_Recorded data_:
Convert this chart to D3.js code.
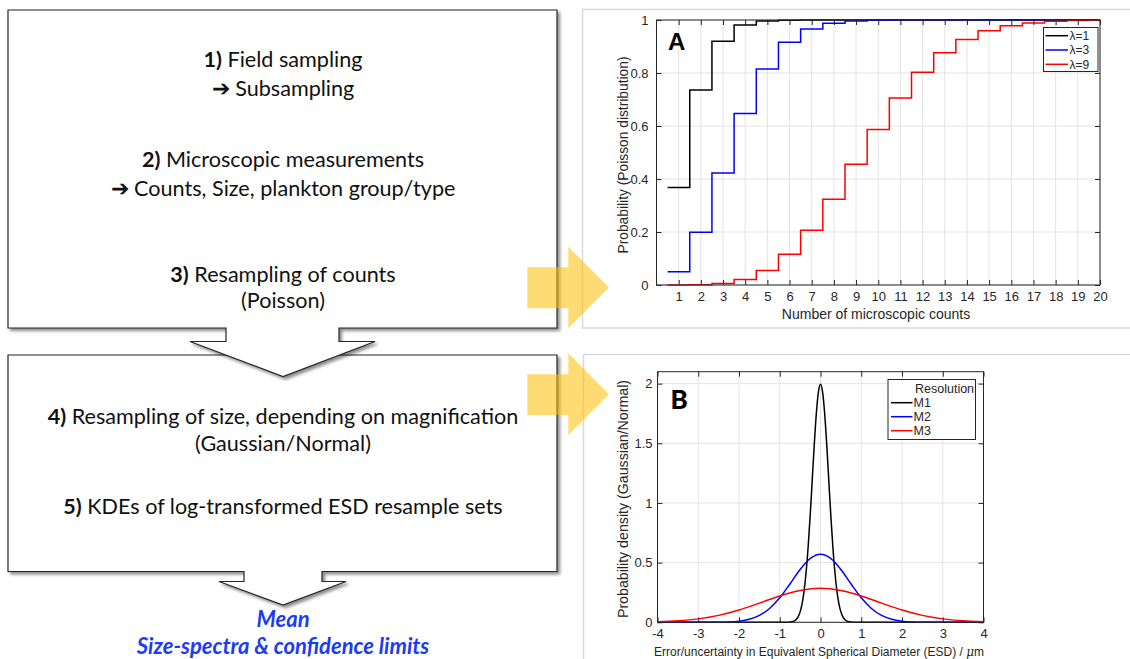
<!DOCTYPE html>
<html>
<head>
<meta charset="utf-8">
<script src="https://cdn.jsdelivr.net/npm/d3@7"></script>
<style>
  body { margin: 0; background: #fff; }
  .flow { font-family: Lato, "Open Sans", sans-serif; font-size: 21.6px; fill: #111; }
  .flow .num { font-weight: bold; }
  .result { font-family: Lato, "Open Sans", sans-serif; font-size: 22px; font-weight: bold; font-style: italic; fill: #1a3cf5; }
  .ax text { font-family: "Liberation Sans", Arial, sans-serif; fill: #262626; }
  .grid line { stroke: #e3e3e3; stroke-width: 1; }
  .tickmarks line { stroke: #262626; }
  .tickmarks path { display: none; }
  .frame { fill: none; stroke: #d9d9d9; stroke-width: 1.5; }
  .boxline { fill: none; stroke: #262626; stroke-width: 1; }
  .legend rect { fill: #fff; stroke: #262626; stroke-width: 1; }
  .legend text { font-size: 12px; }
</style>
</head>
<body>
<script>

    // panel A: Poisson cumulative probabilities at each count
    var counts = [1, 2, 3, 4, 5, 6, 7, 8, 9, 10, 11, 12, 13, 14, 15, 16, 17, 18, 19, 20];
    var cdfLambda1 = [0.368, 0.736, 0.920, 0.981, 0.996, 0.999, 1.000, 1.000, 1.000, 1.000,
                      1.000, 1.000, 1.000, 1.000, 1.000, 1.000, 1.000, 1.000, 1.000, 1.000];
    var cdfLambda3 = [0.050, 0.199, 0.423, 0.647, 0.815, 0.916, 0.966, 0.988, 0.996, 0.999,
                      1.000, 1.000, 1.000, 1.000, 1.000, 1.000, 1.000, 1.000, 1.000, 1.000];
    var cdfLambda9 = [0.000, 0.001, 0.006, 0.021, 0.055, 0.116, 0.207, 0.324, 0.456, 0.587,
                      0.706, 0.803, 0.876, 0.926, 0.959, 0.978, 0.989, 0.995, 0.998, 0.999];
    var lambdaLabels = ["λ=1", "λ=3", "λ=9"];
    var yTicksA = [0, 0.2, 0.4, 0.6, 0.8, 1];

    // panel B: size error densities for three magnifications
    var esdM1 = [-4, -1, -0.9, -0.8, -0.7, -0.65, -0.6, -0.55, -0.5, -0.45, -0.4, -0.35, -0.3, -0.25, -0.2, -0.15, -0.1, -0.05,
                 0, 0.05, 0.1, 0.15, 0.2, 0.25, 0.3, 0.35, 0.4, 0.45, 0.5, 0.55, 0.6, 0.65, 0.7, 0.8, 0.9, 1, 4];
    var densM1 = [0, 0, 0.0001, 0.0007, 0.0044, 0.0102, 0.0222, 0.0455, 0.0876, 0.159, 0.270, 0.432, 0.648, 0.913, 1.210, 1.506, 1.760, 1.933,
                  1.995, 1.933, 1.760, 1.506, 1.210, 0.913, 0.648, 0.432, 0.270, 0.159, 0.0876, 0.0455, 0.0222, 0.0102, 0.0044, 0.0007, 0.0001, 0, 0];
    var esdM2 = [-4, -3.5, -3, -2.75, -2.5, -2.25, -2, -1.75, -1.5, -1.25, -1, -0.75, -0.5, -0.25,
                 0, 0.25, 0.5, 0.75, 1, 1.25, 1.5, 1.75, 2, 2.25, 2.5, 2.75, 3, 3.5, 4];
    var densM2 = [0, 0, 0.0001, 0.0003, 0.0010, 0.0032, 0.0096, 0.025, 0.0574, 0.116, 0.205, 0.321, 0.442, 0.535,
                  0.570, 0.535, 0.442, 0.321, 0.205, 0.116, 0.0574, 0.025, 0.0096, 0.0032, 0.0010, 0.0003, 0.0001, 0, 0];
    var esdM3 = [-4, -3.5, -3, -2.5, -2, -1.5, -1, -0.5, 0, 0.5, 1, 1.5, 2, 2.5, 3, 3.5, 4];
    var densM3 = [0.0048, 0.0125, 0.0287, 0.0579, 0.1027, 0.1605, 0.221, 0.267, 0.285,
                  0.267, 0.221, 0.1605, 0.1027, 0.0579, 0.0287, 0.0125, 0.0048];
    var resolutionLabels = ["M1", "M2", "M3"];
    var xTicksB = [-4, -3, -2, -1, 0, 1, 2, 3, 4];
    var yTicksB = [0, 0.5, 1, 1.5, 2];

    var seriesColors = ["#000000", "#0000ff", "#ff0000"];

    var width = 1130, height = 659;

    var svg = d3.select("body").append("svg")
        .attr("width", width)
        .attr("height", height);

    var defs = svg.append("defs");
    defs.append("filter").attr("id", "shadow")
        .attr("x", "-5%").attr("y", "-5%").attr("width", "115%").attr("height", "115%")
        .append("feDropShadow")
        .attr("dx", 2.5).attr("dy", 2.5).attr("stdDeviation", 1.5)
        .attr("flood-color", "#000").attr("flood-opacity", 0.45);

    // ---------- flow chart on the left ----------
    var flow = svg.append("g");

    // second box with its down arrow (drawn first, the first box's arrow lies over it)
    flow.append("path")
        .attr("d", "M8,355 H557 V571.5 H322 V581.5 H346 L283,605 L219,581.5 H244 V571.5 H8 Z")
        .attr("fill", "#fff").attr("stroke", "#262626").attr("stroke-width", 1.2)
        .attr("filter", "url(#shadow)");

    flow.append("path")
        .attr("d", "M8,10 H557 V328 H339 V341.5 H375 L283,376.5 L190,341.5 H226 V328 H8 Z")
        .attr("fill", "#fff").attr("stroke", "#262626").attr("stroke-width", 1.2)
        .attr("filter", "url(#shadow)");

    var flowLines = [
        {num: "1)", text: " Field sampling", y: 66.5},
        {num: "", text: "➔ Subsampling", y: 96},
        {num: "2)", text: " Microscopic measurements", y: 166.5},
        {num: "", text: "➔ Counts, Size, plankton group/type", y: 195.5},
        {num: "3)", text: " Resampling of counts", y: 281.5},
        {num: "", text: "(Poisson)", y: 308},
        {num: "4)", text: " Resampling of size, depending on magnification", y: 423.5},
        {num: "", text: "(Gaussian/Normal)", y: 450.5},
        {num: "5)", text: " KDEs of log-transformed ESD resample sets", y: 513.5}
    ];

    flowLines.forEach(function (l) {
        var t = flow.append("text").attr("class", "flow")
            .attr("x", 283).attr("y", l.y).attr("text-anchor", "middle");
        if (l.num) t.append("tspan").attr("class", "num").text(l.num);
        t.append("tspan").text(l.text);
    });

    flow.append("text").attr("class", "result")
        .attr("x", 283).attr("y", 627).attr("text-anchor", "middle").text("Mean");
    flow.append("text").attr("class", "result")
        .attr("x", 283).attr("y", 654).attr("text-anchor", "middle").text("Size-spectra & confidence limits");

    // ---------- panel frames ----------
    svg.append("rect").attr("class", "frame")
        .attr("x", 582.5).attr("y", 9.5).attr("width", 600).attr("height", 318.5);
    svg.append("rect").attr("class", "frame")
        .attr("x", 583.5).attr("y", 354.5).attr("width", 600).attr("height", 400);

    // MATLAB style axes: grid, box, ticks inside on every side
    function drawAxes(g, x, y, xTicks, yTicks, opt) {
        var x0 = x.range()[0], x1 = x.range()[1];
        var y0 = y.range()[0], y1 = y.range()[1];

        var grid = g.append("g").attr("class", "grid");
        grid.selectAll(".gx").data(xTicks).enter().append("line")
            .attr("x1", function (d) { return x(d); }).attr("x2", function (d) { return x(d); })
            .attr("y1", y0).attr("y2", y1);
        grid.selectAll(".gy").data(yTicks).enter().append("line")
            .attr("y1", function (d) { return y(d); }).attr("y2", function (d) { return y(d); })
            .attr("x1", x0).attr("x2", x1);

        var fmt = function (d) { return String(d); };

        g.append("g").attr("class", "tickmarks")
            .attr("transform", "translate(0," + y0 + ")")
            .call(d3.axisBottom(x).tickValues(xTicks).tickSize(-5).tickPadding(opt.xPad).tickFormat(fmt))
            .selectAll("text").style("font-size", opt.tickSize + "px");
        g.append("g").attr("class", "tickmarks")
            .attr("transform", "translate(0," + y1 + ")")
            .call(d3.axisTop(x).tickValues(xTicks).tickSize(-5).tickFormat(""));
        g.append("g").attr("class", "tickmarks")
            .attr("transform", "translate(" + x0 + ",0)")
            .call(d3.axisLeft(y).tickValues(yTicks).tickSize(-5).tickPadding(opt.yPad).tickFormat(fmt))
            .selectAll("text").style("font-size", opt.tickSize + "px");
        g.append("g").attr("class", "tickmarks")
            .attr("transform", "translate(" + x1 + ",0)")
            .call(d3.axisRight(y).tickValues(yTicks).tickSize(-5).tickFormat(""));

        g.selectAll(".tickmarks line").attr("stroke", "#262626");
    }

    function drawBox(g, x, y) {
        g.append("rect").attr("class", "boxline")
            .attr("x", x.range()[0]).attr("y", y.range()[1])
            .attr("width", x.range()[1] - x.range()[0])
            .attr("height", y.range()[0] - y.range()[1]);
    }

    // ---------- panel A ----------
    var gA = svg.append("g").attr("class", "ax");
    var xA = d3.scaleLinear().domain([0, 20]).range([656.5, 1100]);
    var yA = d3.scaleLinear().domain([0, 1]).range([285, 20]);

    drawAxes(gA, xA, yA, counts, yTicksA, {xPad: 6.5, yPad: 8, tickSize: 13});

    var stairs = d3.line()
        .x(function (d) { return xA(d[0]); })
        .y(function (d) { return yA(d[1]); })
        .curve(d3.curveStepAfter);

    [cdfLambda1, cdfLambda3, cdfLambda9].forEach(function (cdf, i) {
        var pts = cdf.map(function (v, k) { return [counts[k] - 0.5, v]; });
        pts.push([counts[counts.length - 1], cdf[cdf.length - 1]]);
        gA.append("path").attr("d", stairs(pts))
            .attr("fill", "none").attr("stroke", seriesColors[i]).attr("stroke-width", 1.5);
    });

    drawBox(gA, xA, yA);

    gA.append("text").attr("x", 876).attr("y", 319).attr("text-anchor", "middle")
        .style("font-size", "14px").text("Number of microscopic counts");
    gA.append("text").attr("transform", "translate(628,155) rotate(-90)").attr("text-anchor", "middle")
        .style("font-size", "13.8px").text("Probability (Poisson distribution)");
    gA.append("text").attr("x", 668).attr("y", 49.5)
        .style("font-size", "24px").style("font-weight", "bold").style("fill", "#000").text("A");

    var legA = gA.append("g").attr("class", "legend");
    legA.append("rect").attr("x", 1043.5).attr("y", 27.5).attr("width", 54.5).attr("height", 44);
    lambdaLabels.forEach(function (lab, i) {
        var yy = 35.7 + i * 14.3;
        legA.append("line").attr("x1", 1045.5).attr("x2", 1068).attr("y1", yy).attr("y2", yy)
            .attr("stroke", seriesColors[i]).attr("stroke-width", 1.5);
        legA.append("text").attr("x", 1069.5).attr("y", yy + 4.2).text(lab);
    });

    // ---------- panel B ----------
    var gB = svg.append("g").attr("class", "ax");
    var xB = d3.scaleLinear().domain([-4, 4]).range([657.5, 983.5]);
    var yB = d3.scaleLinear().domain([0, 2.1]).range([622.3, 371.7]);

    drawAxes(gB, xB, yB, xTicksB, yTicksB, {xPad: 6.5, yPad: 5, tickSize: 13});

    var curve = d3.line()
        .x(function (d) { return xB(d[0]); })
        .y(function (d) { return yB(d[1]); })
        .curve(d3.curveMonotoneX);

    [[esdM1, densM1], [esdM2, densM2], [esdM3, densM3]].forEach(function (s, i) {
        var pts = s[0].map(function (v, k) { return [v, s[1][k]]; });
        gB.append("path").attr("d", curve(pts))
            .attr("fill", "none").attr("stroke", seriesColors[i]).attr("stroke-width", 1.5);
    });

    drawBox(gB, xB, yB);

    var xlabB = gB.append("text").attr("x", 819).attr("y", 655.5).attr("text-anchor", "middle")
        .style("font-size", "12px");
    xlabB.append("tspan").text("Error/uncertainty in Equivalent Spherical Diameter (ESD) / ");
    xlabB.append("tspan").style("font-style", "italic").style("font-family", "'DejaVu Serif', serif").text("μ");
    xlabB.append("tspan").text("m");

    gB.append("text").attr("transform", "translate(628,499) rotate(-90)").attr("text-anchor", "middle")
        .style("font-size", "14.2px").text("Probability density (Gaussian/Normal)");
    gB.append("text").attr("x", 670.5).attr("y", 408.5)
        .style("font-family", "Lato, sans-serif")
        .style("font-size", "26px").style("font-weight", "900").style("fill", "#000").text("B");

    var legB = gB.append("g").attr("class", "legend");
    legB.append("rect").attr("x", 888).attr("y", 379.5).attr("width", 87.5).attr("height", 60);
    legB.append("text").attr("x", 915).attr("y", 393).style("font-size", "12.5px").text("Resolution");
    resolutionLabels.forEach(function (lab, i) {
        var yy = 402.7 + i * 14;
        legB.append("line").attr("x1", 891).attr("x2", 912.5).attr("y1", yy).attr("y2", yy)
            .attr("stroke", seriesColors[i]).attr("stroke-width", 1.5);
        legB.append("text").attr("x", 913.5).attr("y", yy + 4.5).style("font-size", "12.5px").text(lab);
    });

    // ---------- yellow block arrows pointing to the panels ----------
    var arrows = [
        {y0: 246.7, s0: 267.3, s1: 308.3, y1: 328.3, tip: 287.5},
        {y0: 353.3, s0: 374.3, s1: 415, y1: 435, tip: 394.2}
    ];
    svg.selectAll(".yarrow").data(arrows).enter().append("path")
        .attr("d", function (a) {
            return "M527.3," + a.s0 + " H568.3 V" + a.y0 + " L609," + a.tip +
                " L568.3," + a.y1 + " V" + a.s1 + " H527.3 Z";
        })
        .attr("fill", "#ffc000").attr("fill-opacity", 0.55);

</script>
</body>
</html>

_Aim of the task_: Report only the number of lines that hold the string "chart" in this listing.

_Solution for this problem_: 2